„Oft wissen wir gar nicht, in welcher Krise wir gerade sind“ – unter anderem mit dieser These untermauerte der Bielefelder Sozialpsychologe Andreas Zick seinen Vortrag beim Unternehmerfrühstück der Stadt Bad Oeynhausen. Mit dem Überfall der Hamas auf Israel sei zu der bestehende Krisenlage eine weitere Krise hinzugekommen, die die Menschen verunsichere.
Konkret ging es in Zicks Vortrag um die distanzierte Mitte und die Frage, in wie weit sich in der Mitte der Gesellschaft demokratiegefährdende Einstellungen entwickeln. Oft würde solche Einstellungen gerade durch die Krisen, die die Gesellschaft erschüttern, begünstigt. „Gerade der gesellschaftlichen Mitte kommt eine besondere Funktion zu. Sie sorgt für den Ausgleich.“ Aus diesem Grund habe er in einem aktuellen Forschungsprojekt die Anfälligkeit der Mitte für rechtsextreme Thesen untersucht. Unterm Strich stehe die deutliche Erkenntnis, dass die Frage, ob ganz Deutschland rechtsextrem sei, immer noch mit einem klaren Nein zu beantworten sei.
Sorge würden aber gewisse Tendenzen bereiten, zum Beispiel bei der Frage, ob eine Diktatur unter gewissen Umständen nicht die bessere Staatsform sei. Hier gebe es bei der Studie, die bewusst bei Menschen aus der politischen Mitte durchgeführt wurde, eine Zustimmung von 7 Prozent. Immerhin 16 Prozent der Befragten stimmen der These teils/teils zu.

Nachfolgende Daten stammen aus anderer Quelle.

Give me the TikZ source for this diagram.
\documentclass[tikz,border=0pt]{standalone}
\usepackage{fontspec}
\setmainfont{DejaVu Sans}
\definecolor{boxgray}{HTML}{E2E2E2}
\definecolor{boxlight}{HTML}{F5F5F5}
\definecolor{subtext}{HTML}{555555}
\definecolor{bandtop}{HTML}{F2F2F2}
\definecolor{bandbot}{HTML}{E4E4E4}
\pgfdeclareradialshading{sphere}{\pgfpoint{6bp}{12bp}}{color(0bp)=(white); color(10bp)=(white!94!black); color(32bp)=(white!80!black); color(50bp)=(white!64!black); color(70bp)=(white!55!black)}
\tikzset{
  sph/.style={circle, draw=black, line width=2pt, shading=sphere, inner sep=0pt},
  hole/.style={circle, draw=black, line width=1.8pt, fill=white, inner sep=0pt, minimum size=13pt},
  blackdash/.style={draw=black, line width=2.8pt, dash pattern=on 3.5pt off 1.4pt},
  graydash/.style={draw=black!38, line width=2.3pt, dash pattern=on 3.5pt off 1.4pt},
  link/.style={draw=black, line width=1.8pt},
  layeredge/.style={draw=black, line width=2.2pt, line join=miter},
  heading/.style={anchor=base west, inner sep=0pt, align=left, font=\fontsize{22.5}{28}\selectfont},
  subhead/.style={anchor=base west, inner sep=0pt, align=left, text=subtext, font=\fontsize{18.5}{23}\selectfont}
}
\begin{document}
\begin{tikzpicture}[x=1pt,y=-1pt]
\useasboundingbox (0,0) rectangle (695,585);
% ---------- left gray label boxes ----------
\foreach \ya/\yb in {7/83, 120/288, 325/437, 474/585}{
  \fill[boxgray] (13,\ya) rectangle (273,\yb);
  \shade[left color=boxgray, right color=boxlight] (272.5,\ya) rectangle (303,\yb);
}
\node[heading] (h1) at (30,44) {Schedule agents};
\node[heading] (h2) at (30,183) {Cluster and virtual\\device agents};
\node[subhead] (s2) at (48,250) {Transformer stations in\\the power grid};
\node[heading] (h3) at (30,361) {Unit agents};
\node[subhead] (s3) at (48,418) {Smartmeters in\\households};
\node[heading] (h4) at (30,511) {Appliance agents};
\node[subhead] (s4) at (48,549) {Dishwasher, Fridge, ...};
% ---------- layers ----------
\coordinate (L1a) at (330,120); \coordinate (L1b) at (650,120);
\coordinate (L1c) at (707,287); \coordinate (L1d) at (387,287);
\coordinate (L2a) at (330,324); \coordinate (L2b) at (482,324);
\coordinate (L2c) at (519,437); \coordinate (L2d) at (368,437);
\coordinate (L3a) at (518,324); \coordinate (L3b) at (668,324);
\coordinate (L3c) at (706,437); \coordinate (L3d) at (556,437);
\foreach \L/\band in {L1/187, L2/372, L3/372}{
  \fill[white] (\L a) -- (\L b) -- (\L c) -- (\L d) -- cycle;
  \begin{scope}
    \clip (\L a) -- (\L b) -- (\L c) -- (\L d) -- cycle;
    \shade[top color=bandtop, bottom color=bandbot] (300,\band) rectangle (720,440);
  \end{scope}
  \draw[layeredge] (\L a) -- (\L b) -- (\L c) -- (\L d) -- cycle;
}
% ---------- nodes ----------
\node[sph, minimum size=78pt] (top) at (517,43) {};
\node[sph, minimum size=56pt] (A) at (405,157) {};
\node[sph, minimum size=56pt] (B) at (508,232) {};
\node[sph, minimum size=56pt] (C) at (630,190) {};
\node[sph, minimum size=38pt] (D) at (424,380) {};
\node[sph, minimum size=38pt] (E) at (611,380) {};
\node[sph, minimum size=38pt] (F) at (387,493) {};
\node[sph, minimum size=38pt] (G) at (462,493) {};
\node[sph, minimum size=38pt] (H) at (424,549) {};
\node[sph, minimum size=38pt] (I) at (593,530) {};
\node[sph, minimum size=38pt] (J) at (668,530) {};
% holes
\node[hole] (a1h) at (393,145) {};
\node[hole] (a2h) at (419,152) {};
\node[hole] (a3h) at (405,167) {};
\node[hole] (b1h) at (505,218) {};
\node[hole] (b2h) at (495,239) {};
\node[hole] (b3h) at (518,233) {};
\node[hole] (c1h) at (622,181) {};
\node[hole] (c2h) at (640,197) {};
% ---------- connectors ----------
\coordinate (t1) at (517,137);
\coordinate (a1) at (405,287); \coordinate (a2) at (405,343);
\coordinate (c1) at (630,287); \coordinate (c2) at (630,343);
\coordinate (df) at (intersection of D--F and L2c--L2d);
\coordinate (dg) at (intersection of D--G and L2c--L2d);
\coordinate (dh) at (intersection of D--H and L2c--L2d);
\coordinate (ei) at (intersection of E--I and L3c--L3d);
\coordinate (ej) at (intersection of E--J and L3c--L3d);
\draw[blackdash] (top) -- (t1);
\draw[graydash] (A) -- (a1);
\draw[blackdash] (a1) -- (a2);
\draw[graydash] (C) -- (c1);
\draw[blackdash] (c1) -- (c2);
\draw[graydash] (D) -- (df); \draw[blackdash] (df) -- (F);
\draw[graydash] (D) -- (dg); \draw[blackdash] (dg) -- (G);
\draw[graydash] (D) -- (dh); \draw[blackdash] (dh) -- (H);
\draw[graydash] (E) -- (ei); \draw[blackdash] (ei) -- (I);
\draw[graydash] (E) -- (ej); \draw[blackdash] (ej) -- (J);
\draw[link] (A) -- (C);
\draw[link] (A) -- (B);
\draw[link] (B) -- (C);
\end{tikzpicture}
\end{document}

Für die Politik und die Gesellschaft als Ganzes müsse es darum gehen, welcher Krisenmodus die Richtung vorgeben soll. Für das Beispiel Integration würden die beiden Krisenmodi ‚Abschließen gegenüber Zuwanderung‘ oder ‚Öffnung für Zuwanderung und Integration‘ lauten. „Die Zentrale Frage ist: Welchen Krisenmodus biete ich an?“
Hier komme den Unternehmen eine besondere Bedeutung zu. „Sie können viel tun, um eine Unternehmenskultur zu pflegen, in der sich Demokratie erfahren lässt, in dem Sie zum Beispiel Diskriminierung stoppen und das Anderssein zulassen.“ Es müsse darum gehen, würdevolle Räume zu gestalten, in denen sich alle Menschen unabhängig von der Herkunft mit Fairness begegnen. Diese Räume sollten aktiv angeboten werden und nicht erkämpft werden müssen.

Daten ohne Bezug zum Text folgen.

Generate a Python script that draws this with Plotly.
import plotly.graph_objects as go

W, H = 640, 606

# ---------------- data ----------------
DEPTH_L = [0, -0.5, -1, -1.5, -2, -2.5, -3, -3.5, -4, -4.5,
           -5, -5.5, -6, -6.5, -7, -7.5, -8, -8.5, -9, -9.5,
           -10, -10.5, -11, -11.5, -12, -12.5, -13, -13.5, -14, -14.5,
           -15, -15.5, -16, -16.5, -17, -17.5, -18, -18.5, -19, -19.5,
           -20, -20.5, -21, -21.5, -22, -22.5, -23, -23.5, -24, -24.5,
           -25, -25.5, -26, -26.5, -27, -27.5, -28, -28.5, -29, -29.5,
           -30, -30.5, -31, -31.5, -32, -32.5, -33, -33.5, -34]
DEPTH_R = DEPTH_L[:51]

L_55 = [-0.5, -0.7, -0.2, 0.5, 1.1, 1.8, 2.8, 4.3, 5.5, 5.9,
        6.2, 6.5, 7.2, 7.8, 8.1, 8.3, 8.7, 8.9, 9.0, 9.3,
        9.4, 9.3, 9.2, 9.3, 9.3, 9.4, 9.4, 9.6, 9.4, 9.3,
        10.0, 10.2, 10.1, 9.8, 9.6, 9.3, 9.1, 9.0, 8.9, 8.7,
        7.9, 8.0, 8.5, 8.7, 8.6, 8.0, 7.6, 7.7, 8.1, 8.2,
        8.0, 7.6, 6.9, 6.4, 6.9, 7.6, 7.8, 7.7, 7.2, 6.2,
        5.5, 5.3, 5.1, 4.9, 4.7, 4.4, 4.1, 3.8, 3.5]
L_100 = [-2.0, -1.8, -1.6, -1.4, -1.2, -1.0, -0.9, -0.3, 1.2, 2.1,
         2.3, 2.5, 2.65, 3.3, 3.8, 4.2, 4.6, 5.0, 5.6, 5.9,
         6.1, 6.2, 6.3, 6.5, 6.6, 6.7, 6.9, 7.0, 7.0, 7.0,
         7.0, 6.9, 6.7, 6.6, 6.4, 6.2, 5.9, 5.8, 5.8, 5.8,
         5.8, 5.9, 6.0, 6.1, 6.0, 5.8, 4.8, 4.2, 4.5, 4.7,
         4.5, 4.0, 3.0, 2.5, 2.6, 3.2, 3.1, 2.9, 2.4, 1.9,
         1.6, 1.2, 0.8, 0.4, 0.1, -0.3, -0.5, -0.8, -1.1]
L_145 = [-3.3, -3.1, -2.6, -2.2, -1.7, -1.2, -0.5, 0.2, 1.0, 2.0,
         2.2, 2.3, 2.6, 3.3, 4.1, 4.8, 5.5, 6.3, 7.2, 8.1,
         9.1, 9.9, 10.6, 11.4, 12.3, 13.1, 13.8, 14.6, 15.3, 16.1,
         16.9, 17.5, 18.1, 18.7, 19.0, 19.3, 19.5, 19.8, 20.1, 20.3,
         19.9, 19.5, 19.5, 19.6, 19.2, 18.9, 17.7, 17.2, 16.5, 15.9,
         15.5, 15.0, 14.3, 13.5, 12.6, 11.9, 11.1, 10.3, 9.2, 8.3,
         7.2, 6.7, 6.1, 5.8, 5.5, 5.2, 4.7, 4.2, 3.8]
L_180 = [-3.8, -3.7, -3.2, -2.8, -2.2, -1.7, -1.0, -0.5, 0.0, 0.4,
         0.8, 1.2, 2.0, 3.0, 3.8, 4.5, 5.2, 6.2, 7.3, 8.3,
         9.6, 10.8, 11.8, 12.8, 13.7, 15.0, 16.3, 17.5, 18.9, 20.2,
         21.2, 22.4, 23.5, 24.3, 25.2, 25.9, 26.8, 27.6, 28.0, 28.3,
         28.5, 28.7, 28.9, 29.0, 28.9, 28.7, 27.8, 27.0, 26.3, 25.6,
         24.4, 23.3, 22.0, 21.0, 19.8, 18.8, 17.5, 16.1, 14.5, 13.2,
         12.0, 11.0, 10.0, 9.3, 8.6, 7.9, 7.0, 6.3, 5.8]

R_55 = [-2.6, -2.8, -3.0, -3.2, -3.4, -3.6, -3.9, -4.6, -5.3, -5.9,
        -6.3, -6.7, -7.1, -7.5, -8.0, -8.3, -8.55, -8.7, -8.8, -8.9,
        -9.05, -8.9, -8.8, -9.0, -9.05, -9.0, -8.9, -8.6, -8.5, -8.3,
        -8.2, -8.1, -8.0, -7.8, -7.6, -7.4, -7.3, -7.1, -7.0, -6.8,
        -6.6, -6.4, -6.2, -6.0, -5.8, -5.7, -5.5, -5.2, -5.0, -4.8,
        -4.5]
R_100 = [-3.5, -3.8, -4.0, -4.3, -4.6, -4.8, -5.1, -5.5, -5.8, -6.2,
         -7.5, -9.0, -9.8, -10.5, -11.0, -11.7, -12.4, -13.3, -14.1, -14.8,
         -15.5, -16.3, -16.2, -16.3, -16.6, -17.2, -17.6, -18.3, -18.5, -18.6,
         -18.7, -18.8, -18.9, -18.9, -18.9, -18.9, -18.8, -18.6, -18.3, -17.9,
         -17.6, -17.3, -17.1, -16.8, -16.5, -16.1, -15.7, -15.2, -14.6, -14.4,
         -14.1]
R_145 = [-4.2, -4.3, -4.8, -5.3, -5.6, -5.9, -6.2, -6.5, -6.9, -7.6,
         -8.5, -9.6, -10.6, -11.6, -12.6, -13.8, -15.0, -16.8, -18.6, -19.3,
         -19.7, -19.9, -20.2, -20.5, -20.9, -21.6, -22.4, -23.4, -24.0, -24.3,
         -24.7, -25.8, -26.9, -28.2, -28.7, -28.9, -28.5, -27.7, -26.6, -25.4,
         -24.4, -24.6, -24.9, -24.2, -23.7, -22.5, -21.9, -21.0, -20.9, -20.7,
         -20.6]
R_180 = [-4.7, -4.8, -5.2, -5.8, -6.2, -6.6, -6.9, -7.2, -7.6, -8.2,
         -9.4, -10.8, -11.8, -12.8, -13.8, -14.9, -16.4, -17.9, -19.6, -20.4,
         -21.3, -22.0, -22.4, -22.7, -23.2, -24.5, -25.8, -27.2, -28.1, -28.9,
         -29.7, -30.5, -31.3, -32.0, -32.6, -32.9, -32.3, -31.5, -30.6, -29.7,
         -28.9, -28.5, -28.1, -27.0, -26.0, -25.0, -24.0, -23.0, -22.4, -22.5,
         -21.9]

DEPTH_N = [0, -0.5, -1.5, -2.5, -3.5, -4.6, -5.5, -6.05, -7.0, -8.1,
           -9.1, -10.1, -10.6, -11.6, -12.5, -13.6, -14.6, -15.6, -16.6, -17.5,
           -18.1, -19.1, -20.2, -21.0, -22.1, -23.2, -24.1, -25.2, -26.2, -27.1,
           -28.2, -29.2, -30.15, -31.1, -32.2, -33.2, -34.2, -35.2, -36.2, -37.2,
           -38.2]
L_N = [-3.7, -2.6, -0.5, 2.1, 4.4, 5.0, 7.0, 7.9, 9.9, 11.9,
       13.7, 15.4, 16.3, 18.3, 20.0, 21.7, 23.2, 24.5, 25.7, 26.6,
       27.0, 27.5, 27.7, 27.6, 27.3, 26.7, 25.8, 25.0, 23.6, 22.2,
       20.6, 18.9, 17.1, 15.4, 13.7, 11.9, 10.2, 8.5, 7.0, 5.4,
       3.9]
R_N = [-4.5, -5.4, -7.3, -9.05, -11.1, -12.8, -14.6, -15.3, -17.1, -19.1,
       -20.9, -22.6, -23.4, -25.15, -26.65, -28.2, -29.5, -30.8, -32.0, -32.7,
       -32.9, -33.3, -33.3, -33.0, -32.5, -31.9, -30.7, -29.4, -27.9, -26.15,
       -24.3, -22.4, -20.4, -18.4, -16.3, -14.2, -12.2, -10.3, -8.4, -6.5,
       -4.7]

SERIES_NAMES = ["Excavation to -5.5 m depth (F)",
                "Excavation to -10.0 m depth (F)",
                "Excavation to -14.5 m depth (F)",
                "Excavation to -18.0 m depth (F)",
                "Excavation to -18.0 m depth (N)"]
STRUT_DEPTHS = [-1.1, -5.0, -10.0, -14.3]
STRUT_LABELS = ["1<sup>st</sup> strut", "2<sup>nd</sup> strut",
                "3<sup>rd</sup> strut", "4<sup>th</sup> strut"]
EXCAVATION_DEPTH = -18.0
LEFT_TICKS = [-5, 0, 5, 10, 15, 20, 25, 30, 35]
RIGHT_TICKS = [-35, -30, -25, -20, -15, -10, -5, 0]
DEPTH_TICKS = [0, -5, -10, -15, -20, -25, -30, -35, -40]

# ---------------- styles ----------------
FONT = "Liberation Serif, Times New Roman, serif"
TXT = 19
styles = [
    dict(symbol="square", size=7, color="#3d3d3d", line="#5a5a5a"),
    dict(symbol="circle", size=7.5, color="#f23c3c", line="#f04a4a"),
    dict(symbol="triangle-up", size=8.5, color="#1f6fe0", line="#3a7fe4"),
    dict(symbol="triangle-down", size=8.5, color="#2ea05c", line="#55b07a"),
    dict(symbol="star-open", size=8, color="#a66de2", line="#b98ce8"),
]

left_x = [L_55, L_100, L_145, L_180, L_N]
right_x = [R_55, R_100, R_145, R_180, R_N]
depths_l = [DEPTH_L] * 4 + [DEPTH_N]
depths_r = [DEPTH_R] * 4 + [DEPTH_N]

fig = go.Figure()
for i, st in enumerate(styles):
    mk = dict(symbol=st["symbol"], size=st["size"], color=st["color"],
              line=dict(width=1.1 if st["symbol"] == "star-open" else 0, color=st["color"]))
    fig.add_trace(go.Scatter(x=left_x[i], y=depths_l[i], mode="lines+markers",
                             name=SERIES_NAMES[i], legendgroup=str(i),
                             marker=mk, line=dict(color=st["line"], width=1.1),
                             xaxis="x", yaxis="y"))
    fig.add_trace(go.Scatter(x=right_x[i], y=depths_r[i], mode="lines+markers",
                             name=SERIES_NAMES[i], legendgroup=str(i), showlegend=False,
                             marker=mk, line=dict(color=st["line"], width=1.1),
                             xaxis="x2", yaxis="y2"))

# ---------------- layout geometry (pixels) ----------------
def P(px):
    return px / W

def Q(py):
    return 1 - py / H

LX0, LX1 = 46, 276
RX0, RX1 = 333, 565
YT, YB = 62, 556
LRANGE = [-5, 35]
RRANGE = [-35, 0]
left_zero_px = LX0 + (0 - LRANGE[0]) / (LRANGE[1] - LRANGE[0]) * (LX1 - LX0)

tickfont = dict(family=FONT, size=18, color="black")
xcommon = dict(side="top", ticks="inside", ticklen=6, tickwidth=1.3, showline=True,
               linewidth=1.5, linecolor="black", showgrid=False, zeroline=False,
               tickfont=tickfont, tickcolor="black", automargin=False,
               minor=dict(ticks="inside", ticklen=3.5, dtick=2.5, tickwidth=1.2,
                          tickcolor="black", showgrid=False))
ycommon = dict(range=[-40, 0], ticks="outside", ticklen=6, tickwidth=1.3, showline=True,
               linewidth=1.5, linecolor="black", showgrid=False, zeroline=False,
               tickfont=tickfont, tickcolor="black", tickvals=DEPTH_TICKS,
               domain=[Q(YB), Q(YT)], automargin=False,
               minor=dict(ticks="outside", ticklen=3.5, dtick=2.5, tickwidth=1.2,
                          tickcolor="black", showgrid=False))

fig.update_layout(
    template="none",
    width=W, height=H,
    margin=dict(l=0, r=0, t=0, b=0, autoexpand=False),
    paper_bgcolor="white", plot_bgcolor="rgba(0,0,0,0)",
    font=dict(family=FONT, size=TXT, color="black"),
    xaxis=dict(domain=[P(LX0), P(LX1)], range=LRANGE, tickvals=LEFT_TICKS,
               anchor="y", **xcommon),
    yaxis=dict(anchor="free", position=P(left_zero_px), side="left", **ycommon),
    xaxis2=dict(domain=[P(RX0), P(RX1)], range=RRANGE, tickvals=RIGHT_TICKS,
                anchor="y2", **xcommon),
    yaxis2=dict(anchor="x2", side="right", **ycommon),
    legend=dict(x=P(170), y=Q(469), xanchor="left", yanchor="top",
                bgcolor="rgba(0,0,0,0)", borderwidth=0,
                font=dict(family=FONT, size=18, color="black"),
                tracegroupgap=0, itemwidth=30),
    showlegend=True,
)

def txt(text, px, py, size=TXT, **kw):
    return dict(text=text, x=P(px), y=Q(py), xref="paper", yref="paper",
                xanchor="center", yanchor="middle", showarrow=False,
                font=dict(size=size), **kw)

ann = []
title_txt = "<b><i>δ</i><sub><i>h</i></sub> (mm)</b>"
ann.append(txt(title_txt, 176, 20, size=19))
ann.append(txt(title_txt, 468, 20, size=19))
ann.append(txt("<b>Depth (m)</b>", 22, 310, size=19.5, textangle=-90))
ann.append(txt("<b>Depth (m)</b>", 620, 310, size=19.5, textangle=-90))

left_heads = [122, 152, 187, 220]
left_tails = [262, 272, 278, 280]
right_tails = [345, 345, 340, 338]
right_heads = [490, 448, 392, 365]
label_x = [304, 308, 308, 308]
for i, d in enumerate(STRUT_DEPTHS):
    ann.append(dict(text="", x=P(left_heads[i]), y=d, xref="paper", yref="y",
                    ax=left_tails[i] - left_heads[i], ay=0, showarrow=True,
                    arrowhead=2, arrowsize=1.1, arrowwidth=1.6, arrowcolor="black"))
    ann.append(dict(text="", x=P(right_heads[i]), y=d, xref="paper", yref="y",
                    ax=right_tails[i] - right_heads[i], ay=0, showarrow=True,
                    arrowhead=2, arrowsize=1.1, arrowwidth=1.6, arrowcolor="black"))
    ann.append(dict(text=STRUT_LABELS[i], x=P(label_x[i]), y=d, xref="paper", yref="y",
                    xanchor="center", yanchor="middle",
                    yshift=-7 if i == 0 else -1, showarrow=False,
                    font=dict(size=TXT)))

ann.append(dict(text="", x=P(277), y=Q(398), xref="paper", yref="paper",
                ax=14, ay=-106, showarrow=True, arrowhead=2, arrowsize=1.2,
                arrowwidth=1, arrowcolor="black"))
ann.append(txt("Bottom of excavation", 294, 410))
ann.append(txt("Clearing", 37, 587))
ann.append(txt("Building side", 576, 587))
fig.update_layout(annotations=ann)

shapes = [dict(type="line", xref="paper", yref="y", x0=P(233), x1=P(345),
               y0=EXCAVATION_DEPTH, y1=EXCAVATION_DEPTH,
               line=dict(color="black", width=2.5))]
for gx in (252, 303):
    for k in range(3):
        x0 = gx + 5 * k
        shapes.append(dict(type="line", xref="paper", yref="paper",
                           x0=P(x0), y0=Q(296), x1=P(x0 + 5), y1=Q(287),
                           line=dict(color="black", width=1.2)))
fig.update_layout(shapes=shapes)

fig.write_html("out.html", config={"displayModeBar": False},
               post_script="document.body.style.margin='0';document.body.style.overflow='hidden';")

Im Anschluss an den Vortrag leitete Bürgermeister Lars Bökenkröger die Moderation der Diskussion mit der Frage ein, wie Zick als Sozialpsychologe die von vielen Bürgerinnen und Bürgern anscheinend erwartete Allzuständigkeit von Stadt und Staat bewerte, gerade angesichts der Krisen, die die Menschen verunsichern. „Die Krisen schlagen ganz besonders vor Ort bei den Kommunen auf. Das Thema Flüchtlinge und Integration zeigt das ganz aktuell“, sagte Zick und fügte hinzu: „und auch wenn die Kommunen vor Ort mehr Spielraum brauchen, müssen sie auch deutlich machen, dass sie nicht für alle Probleme eine Lösung haben.“ Eine Allzuständigkeit wie sie von den Menschen angenommen wird, gebe es nicht. „Und es kann auch nicht immer Aufgabe der Kommunen sein, dass zu kommunizieren.“ Hier komme der Gesellschaft als Ganzes eine besondere Rolle zu: „Wir müssen wieder Werte wie Respekt und Umgang pflegen“, sagte der Bielefelder Sozialpsychologe Andreas Zick in seinem Schluss-Statement.

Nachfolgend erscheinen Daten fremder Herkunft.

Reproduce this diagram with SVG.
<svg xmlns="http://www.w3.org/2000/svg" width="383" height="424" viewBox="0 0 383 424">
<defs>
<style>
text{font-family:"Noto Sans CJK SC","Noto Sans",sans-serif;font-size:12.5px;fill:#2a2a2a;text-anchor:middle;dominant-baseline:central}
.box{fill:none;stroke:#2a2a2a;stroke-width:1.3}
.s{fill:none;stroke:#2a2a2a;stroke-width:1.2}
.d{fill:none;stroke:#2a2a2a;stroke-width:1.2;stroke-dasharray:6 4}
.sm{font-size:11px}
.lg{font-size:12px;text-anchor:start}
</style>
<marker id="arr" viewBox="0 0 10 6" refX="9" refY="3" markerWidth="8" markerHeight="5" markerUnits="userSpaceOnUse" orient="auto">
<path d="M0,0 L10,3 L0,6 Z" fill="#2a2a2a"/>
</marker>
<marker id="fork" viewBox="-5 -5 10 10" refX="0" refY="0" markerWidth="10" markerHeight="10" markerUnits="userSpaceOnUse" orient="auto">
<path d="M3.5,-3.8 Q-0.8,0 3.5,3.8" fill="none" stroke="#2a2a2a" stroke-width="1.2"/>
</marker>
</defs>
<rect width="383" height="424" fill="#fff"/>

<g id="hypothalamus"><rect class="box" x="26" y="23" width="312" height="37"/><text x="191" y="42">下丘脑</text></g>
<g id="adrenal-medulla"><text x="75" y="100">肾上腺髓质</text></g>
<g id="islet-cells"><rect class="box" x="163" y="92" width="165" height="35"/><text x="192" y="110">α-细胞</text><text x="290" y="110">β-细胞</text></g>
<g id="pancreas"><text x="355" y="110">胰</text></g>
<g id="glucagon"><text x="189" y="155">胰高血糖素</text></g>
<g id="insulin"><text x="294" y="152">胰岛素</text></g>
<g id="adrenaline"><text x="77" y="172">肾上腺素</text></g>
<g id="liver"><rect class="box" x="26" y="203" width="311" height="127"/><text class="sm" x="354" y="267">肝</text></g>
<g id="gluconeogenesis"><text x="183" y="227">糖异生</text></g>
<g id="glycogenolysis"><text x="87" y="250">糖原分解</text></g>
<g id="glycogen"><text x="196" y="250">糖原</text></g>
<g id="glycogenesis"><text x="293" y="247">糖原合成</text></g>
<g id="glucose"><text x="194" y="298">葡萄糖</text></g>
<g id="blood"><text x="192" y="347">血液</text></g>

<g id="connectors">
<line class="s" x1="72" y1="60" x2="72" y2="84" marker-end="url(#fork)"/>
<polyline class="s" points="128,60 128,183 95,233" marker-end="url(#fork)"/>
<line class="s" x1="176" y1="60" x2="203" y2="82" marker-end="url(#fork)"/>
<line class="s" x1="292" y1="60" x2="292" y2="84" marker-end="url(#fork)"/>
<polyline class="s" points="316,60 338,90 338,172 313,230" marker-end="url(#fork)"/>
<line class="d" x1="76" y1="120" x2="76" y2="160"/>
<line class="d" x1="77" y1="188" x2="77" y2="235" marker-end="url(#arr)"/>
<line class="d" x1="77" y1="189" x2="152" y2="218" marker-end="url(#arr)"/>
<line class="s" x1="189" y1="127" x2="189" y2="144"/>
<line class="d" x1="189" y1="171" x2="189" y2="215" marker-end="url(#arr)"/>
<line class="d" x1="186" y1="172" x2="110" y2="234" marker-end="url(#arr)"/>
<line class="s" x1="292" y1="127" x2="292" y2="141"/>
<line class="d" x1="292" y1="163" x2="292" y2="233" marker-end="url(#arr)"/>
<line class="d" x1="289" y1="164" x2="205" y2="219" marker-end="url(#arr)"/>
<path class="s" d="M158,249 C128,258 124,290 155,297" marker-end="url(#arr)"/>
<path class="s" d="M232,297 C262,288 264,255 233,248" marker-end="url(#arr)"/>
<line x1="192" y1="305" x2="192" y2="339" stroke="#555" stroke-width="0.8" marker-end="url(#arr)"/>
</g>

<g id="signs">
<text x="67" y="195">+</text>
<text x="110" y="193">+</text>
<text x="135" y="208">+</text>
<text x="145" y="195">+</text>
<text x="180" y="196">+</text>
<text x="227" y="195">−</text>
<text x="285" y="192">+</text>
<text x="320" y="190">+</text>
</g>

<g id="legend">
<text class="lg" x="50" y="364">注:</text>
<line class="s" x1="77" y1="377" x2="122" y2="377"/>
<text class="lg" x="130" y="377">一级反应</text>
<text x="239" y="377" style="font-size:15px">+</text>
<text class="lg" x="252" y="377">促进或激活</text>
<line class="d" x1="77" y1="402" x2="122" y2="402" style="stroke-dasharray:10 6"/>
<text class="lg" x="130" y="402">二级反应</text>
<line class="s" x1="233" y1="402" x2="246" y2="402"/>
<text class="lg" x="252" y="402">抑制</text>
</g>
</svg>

Das Unternehmerfrühstück der Stadt Bad Oeynhausen gibt es bereits seit mehr als 10 Jahren. Etwa zwei Mal im Jahr bringt die Verwaltung Unternehmen untereinander ins Gespräch und steht selber als Ansprechpartner zur Verfügung. Auftakt ist jeweils ein Impulsvortrag wie bei der jüngsten Ausgabe von Professor Andreas Zick. Anfang des Jahres war NRW-Wirtschaftsministerin Mona Neubaur Referentin beim Unternehmerfrühstück. Auch ihr Vorgänger Professor Andreas Pinkwart oder der Konfliktforscher Dr. Christian Mölling waren schon beim Unternehmerfrühstück zu Gast. Zur jüngsten Veranstaltung im Kaiserpalais hatten sich rund 100 Gäste angemeldet.